The American Civil Liberties Union in collaboration with the ACLU of Michigan, filed a court brief Friday supporting Eastern Michigan’s right to remove Julea Ward, a former graduate student, from its counseling program because she refused to counsel a homosexual client.
Ward previously asked a district court to require the university to allow her to participate in EMU’s counseling program without working with gay clients.
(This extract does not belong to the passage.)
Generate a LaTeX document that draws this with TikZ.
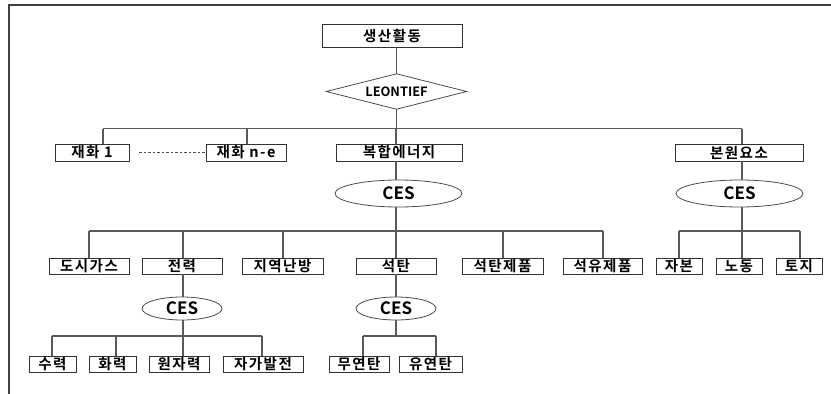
\documentclass[tikz,border=0pt]{standalone}
\usepackage{fontspec}
\setmainfont{Noto Sans CJK KR}[BoldFont={Noto Sans CJK KR Bold}]
\newfontfamily\krsp{Noto Sans CJK KR Bold}[LetterSpace=10]
\usetikzlibrary{shapes.geometric}
\begin{document}
\begin{tikzpicture}[x=1pt,y=-1pt,
  conn/.style={draw=black!65, line width=1.1pt},
  frame/.style={draw=black!75, line width=1.2pt},
  box/.style={draw=black!80, line width=0.9pt, inner sep=0pt, minimum height=16pt, font=\krsp\fontsize{14.5}{15}\selectfont},
  ces/.style={ellipse, draw=black!70, line width=0.8pt, inner sep=0pt, font=\bfseries\fontsize{17}{18}\selectfont}
]
\useasboundingbox (0,0) rectangle (831,394);
% frame
\coordinate (fTL) at (9,5);
\coordinate (fTR) at (831,5);
\coordinate (fBL) at (9,394);
\draw[frame] (fTR) -- (fTL) -- (fBL);

% top
\node[box, minimum width=140pt, minimum height=23pt] (top) at (392,36) {생산활동};
\node[inner sep=0pt, minimum width=140pt, minimum height=35pt, font=\bfseries\fontsize{12.8}{14}\selectfont] (leo) at (396.5,91.5) {LEONTIEF};
\draw[draw=black!70, line width=0.8pt] (leo.west) -- (leo.north) -- (leo.east) -- (leo.south) -- cycle;
\draw[conn] (leo.north |- top.south) -- (leo.north);

% level 1
\node[box, minimum width=74pt, minimum height=17pt] (g1) at (92,152.5) {재화 1};
\node[box, minimum width=80pt, minimum height=17pt] (gn) at (246,152.5) {재화 n-e};
\node[box, minimum width=126pt, minimum height=17pt] (bh) at (399,152.5) {복합에너지};
\node[box, minimum width=128pt, minimum height=17pt] (bw) at (739,152.5) {본원요소};
\draw[draw=black!70, line width=0.8pt, dash pattern=on 2.5pt off 2pt] (g1.east) ++(10,0) coordinate (dA) -- (gn.west) ++(-15,0) coordinate (dB);

\coordinate (b1L) at (103,128.7);
\coordinate (b1R) at (742,128.7);
\coordinate (b1n) at (247,128.7);
\coordinate (b1b) at (396,128.7);
\draw[conn] (b1L) -- (b1R);
\draw[conn] (leo.south) -- (leo.south |- b1L);
\draw[conn] (b1L) -- (b1L |- g1.north);
\draw[conn] (b1n) -- (b1n |- gn.north);
\draw[conn] (b1b) -- (b1b |- bh.north);
\draw[conn] (b1R) -- (b1R |- bw.north);

% CES level 1
\node[ces, minimum width=127pt, minimum height=27pt] (c1) at (398.5,193.5) {CES};
\node[ces, minimum width=127pt, minimum height=27pt] (c2) at (739.5,193.5) {CES};
\draw[conn] (b1b |- bh.south) -- (b1b |- c1.north);
\draw[conn] (b1R |- bw.south) -- (b1R |- c2.north);

% level 2
\node[box, minimum width=80pt] (dosi) at (89,266) {도시가스};
\node[box, minimum width=80pt] (jr) at (182,266) {전력};
\node[box, minimum width=81pt] (jy) at (282.5,266) {지역난방};
\node[box, minimum width=80pt] (st) at (396,266) {석탄};
\node[box, minimum width=81pt] (stj) at (502.5,266) {석탄제품};
\node[box, minimum width=79pt] (syj) at (602.5,266) {석유제품};
\node[box, minimum width=46pt] (jb) at (679,266) {자본};
\node[box, minimum width=46pt] (nd) at (739,266) {노동};
\node[box, minimum width=46pt] (tj) at (799,266) {토지};

\coordinate (b2L) at (89,231);
\coordinate (b2R) at (603,231);
\coordinate (b2a) at (183,231);
\coordinate (b2b) at (283,231);
\coordinate (b2c) at (396,231);
\coordinate (b2d) at (503,231);
\draw[conn] (b2L) -- (b2R);
\draw[conn] (b2c |- c1.south) -- (b2c);
\draw[conn] (b2L) -- (b2L |- dosi.north);
\draw[conn] (b2a) -- (b2a |- jr.north);
\draw[conn] (b2b) -- (b2b |- jy.north);
\draw[conn] (b2c) -- (b2c |- st.north);
\draw[conn] (b2d) -- (b2d |- stj.north);
\draw[conn] (b2R) -- (b2R |- syj.north);

\coordinate (b3L) at (679,231);
\coordinate (b3M) at (742,231);
\coordinate (b3R) at (800,231);
\draw[conn] (b3L) -- (b3R);
\draw[conn] (b3M |- c2.south) -- (b3M);
\draw[conn] (b3L) -- (b3L |- jb.north);
\draw[conn] (b3M) -- (b3M |- nd.north);
\draw[conn] (b3R) -- (b3R |- tj.north);

% CES level 2
\node[ces, minimum width=80pt, minimum height=23pt] (c3) at (182,308.5) {CES};
\node[ces, minimum width=80pt, minimum height=23pt] (c4) at (396,308.5) {CES};
\draw[conn] (b2a |- jr.south) -- (b2a |- c3.north);
\draw[conn] (b2c |- st.south) -- (b2c |- c4.north);

% level 3
\node[box, minimum width=47pt] (sr) at (52.5,364) {수력};
\node[box, minimum width=47pt] (hr) at (112.5,364) {화력};
\node[box, minimum width=60pt] (wj) at (179,364) {원자력};
\node[box, minimum width=80pt] (jg) at (263,364) {자가발전};
\node[box, minimum width=60pt] (my) at (359,364) {무연탄};
\node[box, minimum width=63pt] (yy) at (430.5,364) {유연탄};

\coordinate (b4L) at (52,336);
\coordinate (b4a) at (116,336);
\coordinate (b4b) at (183,336);
\coordinate (b4R) at (262,336);
\draw[conn] (b4L) -- (b4R);
\draw[conn] (b4b |- c3.south) -- (b4b);
\draw[conn] (b4L) -- (b4L |- sr.north);
\draw[conn] (b4a) -- (b4a |- hr.north);
\draw[conn] (b4b) -- (b4b |- wj.north);
\draw[conn] (b4R) -- (b4R |- jg.north);

\coordinate (b5L) at (363,336);
\coordinate (b5M) at (396,336);
\coordinate (b5R) at (436,336);
\draw[conn] (b5L) -- (b5R);
\draw[conn] (b5M |- c4.south) -- (b5M);
\draw[conn] (b5L) -- (b5L |- my.north);
\draw[conn] (b5R) -- (b5R |- yy.north);
\end{tikzpicture}
\end{document}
The court denied her request and Friday, the ACLU asked the court to affirm the lower court’s decision.
Ward was in training to become a school counselor.
Daniel Mach, director of the ACLU program on Freedom of Religion and Belief said although he believes counselors are entitled to their own religious beliefs, EMU took the correct steps to prevent Ward from imposing her beliefs upon her clients.
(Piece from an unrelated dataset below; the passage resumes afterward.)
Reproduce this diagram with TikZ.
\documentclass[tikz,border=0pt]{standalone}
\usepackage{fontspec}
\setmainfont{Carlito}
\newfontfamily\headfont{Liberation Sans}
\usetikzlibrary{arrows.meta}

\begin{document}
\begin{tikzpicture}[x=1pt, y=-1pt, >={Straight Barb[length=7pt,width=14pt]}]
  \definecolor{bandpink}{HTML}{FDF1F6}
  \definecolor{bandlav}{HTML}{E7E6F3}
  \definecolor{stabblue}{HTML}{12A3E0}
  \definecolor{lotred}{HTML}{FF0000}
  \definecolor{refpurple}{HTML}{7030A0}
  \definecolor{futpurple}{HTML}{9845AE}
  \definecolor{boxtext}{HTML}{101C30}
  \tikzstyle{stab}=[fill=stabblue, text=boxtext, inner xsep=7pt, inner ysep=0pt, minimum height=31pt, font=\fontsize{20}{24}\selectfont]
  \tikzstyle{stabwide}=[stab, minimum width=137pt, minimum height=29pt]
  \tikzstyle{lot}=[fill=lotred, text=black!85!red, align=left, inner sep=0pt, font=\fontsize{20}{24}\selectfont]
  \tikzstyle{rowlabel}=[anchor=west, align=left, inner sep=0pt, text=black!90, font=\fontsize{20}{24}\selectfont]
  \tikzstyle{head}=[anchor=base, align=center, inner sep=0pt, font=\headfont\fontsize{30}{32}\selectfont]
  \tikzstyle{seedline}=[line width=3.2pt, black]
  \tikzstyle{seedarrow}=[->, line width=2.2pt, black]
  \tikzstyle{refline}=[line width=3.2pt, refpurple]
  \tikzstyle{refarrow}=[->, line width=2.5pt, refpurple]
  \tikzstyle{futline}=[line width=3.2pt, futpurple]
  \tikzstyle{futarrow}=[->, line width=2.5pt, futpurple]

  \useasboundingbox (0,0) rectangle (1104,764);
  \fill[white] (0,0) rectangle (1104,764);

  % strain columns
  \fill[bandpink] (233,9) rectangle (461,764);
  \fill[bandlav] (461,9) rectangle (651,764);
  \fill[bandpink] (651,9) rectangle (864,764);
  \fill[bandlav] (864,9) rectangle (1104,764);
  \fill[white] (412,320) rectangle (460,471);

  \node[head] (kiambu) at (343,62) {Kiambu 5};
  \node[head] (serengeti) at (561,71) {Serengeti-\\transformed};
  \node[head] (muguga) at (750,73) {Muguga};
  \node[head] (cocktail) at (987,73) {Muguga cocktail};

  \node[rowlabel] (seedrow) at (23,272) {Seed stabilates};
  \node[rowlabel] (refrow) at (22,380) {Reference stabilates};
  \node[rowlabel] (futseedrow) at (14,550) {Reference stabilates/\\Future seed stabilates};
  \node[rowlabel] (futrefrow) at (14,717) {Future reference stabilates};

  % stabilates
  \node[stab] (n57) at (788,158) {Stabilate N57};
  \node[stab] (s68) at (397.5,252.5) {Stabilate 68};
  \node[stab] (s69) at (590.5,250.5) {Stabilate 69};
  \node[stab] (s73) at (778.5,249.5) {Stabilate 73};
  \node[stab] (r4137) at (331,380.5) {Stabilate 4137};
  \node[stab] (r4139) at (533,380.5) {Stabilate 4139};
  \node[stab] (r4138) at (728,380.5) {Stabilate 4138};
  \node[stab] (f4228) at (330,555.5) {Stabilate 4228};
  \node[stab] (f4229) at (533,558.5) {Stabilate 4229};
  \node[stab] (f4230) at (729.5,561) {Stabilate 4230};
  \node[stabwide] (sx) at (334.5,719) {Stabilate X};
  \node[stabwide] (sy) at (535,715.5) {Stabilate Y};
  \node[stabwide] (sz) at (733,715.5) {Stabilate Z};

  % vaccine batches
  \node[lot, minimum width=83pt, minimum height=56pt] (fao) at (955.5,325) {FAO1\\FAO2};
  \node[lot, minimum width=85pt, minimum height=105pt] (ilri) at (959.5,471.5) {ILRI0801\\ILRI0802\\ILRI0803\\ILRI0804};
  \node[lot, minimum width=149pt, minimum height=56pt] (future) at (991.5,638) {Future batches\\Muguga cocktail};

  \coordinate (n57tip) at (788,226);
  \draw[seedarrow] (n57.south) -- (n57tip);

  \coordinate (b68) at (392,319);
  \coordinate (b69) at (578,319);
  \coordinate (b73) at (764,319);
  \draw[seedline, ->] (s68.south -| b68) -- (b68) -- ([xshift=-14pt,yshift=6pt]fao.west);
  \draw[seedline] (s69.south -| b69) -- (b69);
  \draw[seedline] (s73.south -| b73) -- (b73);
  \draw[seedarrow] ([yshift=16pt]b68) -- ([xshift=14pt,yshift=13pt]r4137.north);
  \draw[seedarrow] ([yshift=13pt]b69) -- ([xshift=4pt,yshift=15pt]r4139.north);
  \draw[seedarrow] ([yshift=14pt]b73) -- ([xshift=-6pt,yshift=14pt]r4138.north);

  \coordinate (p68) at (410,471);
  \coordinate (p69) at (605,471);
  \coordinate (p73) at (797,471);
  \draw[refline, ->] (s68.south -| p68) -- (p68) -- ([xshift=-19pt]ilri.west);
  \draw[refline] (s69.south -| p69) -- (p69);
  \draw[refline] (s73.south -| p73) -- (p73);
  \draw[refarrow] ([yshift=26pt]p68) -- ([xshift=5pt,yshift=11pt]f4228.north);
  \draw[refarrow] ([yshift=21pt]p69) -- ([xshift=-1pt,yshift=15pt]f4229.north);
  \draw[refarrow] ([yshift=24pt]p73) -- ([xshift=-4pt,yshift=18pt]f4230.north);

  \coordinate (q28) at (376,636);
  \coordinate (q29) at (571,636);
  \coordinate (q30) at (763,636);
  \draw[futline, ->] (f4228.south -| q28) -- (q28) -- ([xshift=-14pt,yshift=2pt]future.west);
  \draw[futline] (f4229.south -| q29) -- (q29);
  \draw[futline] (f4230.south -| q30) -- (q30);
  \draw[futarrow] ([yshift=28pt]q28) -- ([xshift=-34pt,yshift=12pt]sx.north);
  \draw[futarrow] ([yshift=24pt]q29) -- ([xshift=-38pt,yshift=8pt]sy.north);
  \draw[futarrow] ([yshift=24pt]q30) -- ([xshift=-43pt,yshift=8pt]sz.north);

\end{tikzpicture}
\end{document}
“EMU would be remiss if it allowed counseling students to discriminate against clients for any reason, including sexual orientation,” Mach said.
EMU’s counseling program requires its graduate students to adhere to the American Counseling Association’s Code of Ethics, which prohibits counselors from discriminating on the basis of sexual orientation, according to the ACLU.
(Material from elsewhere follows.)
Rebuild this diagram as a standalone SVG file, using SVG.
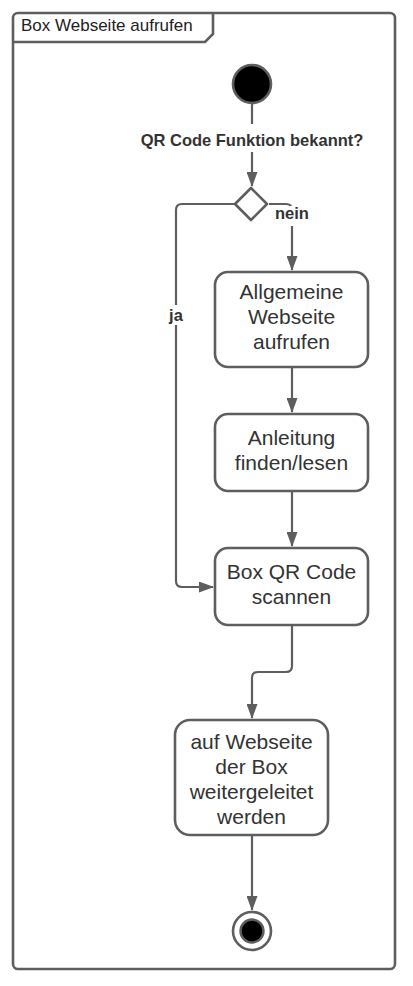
<svg xmlns="http://www.w3.org/2000/svg" width="413" height="986" viewBox="0 0 413 986">
<style>
.ln{fill:none;stroke:#5e5e5e;stroke-width:2.2;stroke-linejoin:round}
.box{fill:#fff;stroke:#5e5e5e;stroke-width:2.6}
.t{font-family:"Liberation Sans",Arial,sans-serif;font-size:21px;fill:#333;text-anchor:middle}
.lb{font-family:"Liberation Sans",Arial,sans-serif;font-size:16.5px;font-weight:bold;fill:#333;text-anchor:middle}
</style>
<defs>
<marker id="ar" viewBox="0 0 15 11" refX="14" refY="5.5" markerWidth="15" markerHeight="11" markerUnits="userSpaceOnUse" orient="auto">
<path d="M0,0 L15,5.5 L0,11 Z" fill="#5e5e5e"/>
</marker>
</defs>
<rect width="413" height="986" fill="#fff"/>
<g id="frame">
<rect x="13" y="13" width="382" height="956" rx="5" fill="#fff" stroke="#5e5e5e" stroke-width="2.6"/>
<path d="M13,42 H205 L213,34 V13" fill="none" stroke="#5e5e5e" stroke-width="2.6"/>
<text x="21" y="31" font-family="'Liberation Sans',Arial,sans-serif" font-size="17" fill="#222">Box Webseite aufrufen</text>
</g>
<g id="connectors">
<path class="ln" d="M252,104 V124"/>
<path class="ln" d="M252,152 V186" marker-end="url(#ar)"/>
<path class="ln" d="M269,204 H286 Q292,204 292,210 V270" marker-end="url(#ar)"/>
<path class="ln" d="M234,204 H182 Q176,204 176,210 V581 Q176,587 182,587 H213" marker-end="url(#ar)"/>
<path class="ln" d="M292,367 V412" marker-end="url(#ar)"/>
<path class="ln" d="M292,491 V546" marker-end="url(#ar)"/>
<path class="ln" d="M292,625 V666 Q292,672 286,672 H258 Q252,672 252,678 V718" marker-end="url(#ar)"/>
<path class="ln" d="M252,835 V910" marker-end="url(#ar)"/>
<rect x="134" y="129" width="236" height="22" fill="#fff"/>
<text class="lb" x="252" y="146">QR Code Funktion bekannt?</text>
<rect x="273" y="206" width="38" height="20" fill="#fff"/>
<text class="lb" x="292" y="219">nein</text>
<rect x="165" y="305" width="22" height="20" fill="#fff"/>
<text class="lb" x="176" y="321">ja</text>
</g>
<g id="start">
<circle cx="252" cy="84" r="19" fill="#000" stroke="#5e5e5e" stroke-width="2.6"/>
</g>
<g id="decision">
<path d="M251,188 L267,204 L251,220 L235,204 Z" fill="#fff" stroke="#5e5e5e" stroke-width="2.6" stroke-linejoin="round"/>
</g>
<g id="allgemeine">
<rect class="box" x="215" y="272" width="153" height="95" rx="13"/>
<text class="t" x="291.5" y="299">Allgemeine</text>
<text class="t" x="291.5" y="324">Webseite</text>
<text class="t" x="291.5" y="349">aufrufen</text>
</g>
<g id="anleitung">
<rect class="box" x="215" y="414" width="153" height="77" rx="13"/>
<text class="t" x="291.5" y="445">Anleitung</text>
<text class="t" x="291.5" y="470">finden/lesen</text>
</g>
<g id="scannen">
<rect class="box" x="215" y="548" width="153" height="77" rx="13"/>
<text class="t" x="291.5" y="579">Box QR Code</text>
<text class="t" x="291.5" y="604">scannen</text>
</g>
<g id="weitergeleitet">
<rect class="box" x="175" y="720" width="153" height="115" rx="15"/>
<text class="t" x="251.5" y="749">auf Webseite</text>
<text class="t" x="251.5" y="774">der Box</text>
<text class="t" x="251.5" y="799">weitergeleitet</text>
<text class="t" x="251.5" y="824">werden</text>
</g>
<g id="end">
<circle cx="252" cy="931" r="19" fill="#fff" stroke="#5e5e5e" stroke-width="2.6"/>
<circle cx="252" cy="931" r="11.5" fill="#000" stroke="#5e5e5e" stroke-width="2.4"/>
</g>
</svg>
Kary L. Moss, executive director of the ACLU in Michigan, said there is no place for discrimination when counseling people in need.
“The university has a professional obligation to teach its counseling students to deal with a range of people and issues, and to ensure that clients are not harmed by their counselor’s actions,” Moss said.
James Esseks, Director of the ACLU Lesbian, Gay, Bisexual and Transgender Project, said LGBT students in crisis should be able to turn to a counselor for help without fearing rejection or judgment.
“Guidance counselors have a duty to treat all students fairly and professionally regardless of who the students are or what issues they are grappling with,” Essesks said in a statement.
In the brief, the ACLU argues the first amendment does not bar a public university from requiring students to counsel clients “in a manner consistent with the ethical code governing the profession that the student is being trained to enter.”
According to the American Counseling Association Code of Ethics, counselors cannot “condone or engage in discrimination based on age, culture, disability, ethnicity, race, religion or spirituality, gender, gender identity, sexual orientation, marital status or partnership, language preference, socioeconomic status, or any basis proscribed by law.”
The National Association of Scholars has filed a brief in support of Julea Ward.
Peter Wood, president of the NAS, said in a statement his organization is concerned about the erosion of freedom of conscience in American higher education.
“Julea Ward’s case is yet another instance in which university officials in the helping professions pursue a political agenda by calling it an academic standard,” Wood said. “But there was no legitimate academic reason to force Julea Ward to disavow her religious beliefs or to conform to the beliefs preferred by the counseling program’s faculty.”
NAS’s brief states, “In a society where people—both counselors and clients—hold very different moral and religious views, it makes perfect sense that referrals would be a legitimate and valuable option for counselors who foresee a potential conflict with the client‘s goals.”
EMU Junior Jay Preston, said he’s been following the case and thinks Ward should not be forced to counsel a homosexual student if she feels she isn’t the best person to do so.
“I think she has a good case,” Preston said. “She did what was right. She tried to refer him and that’s what a good counselor does.”
EMU sophomore Tamlyn Cooper said she thinks Ward was wrong for not seeing the client.
“I wonder what type of damage that did to her client,” Cooper said. “It probably made him feel
even worse about himself. I totally agree with the university.”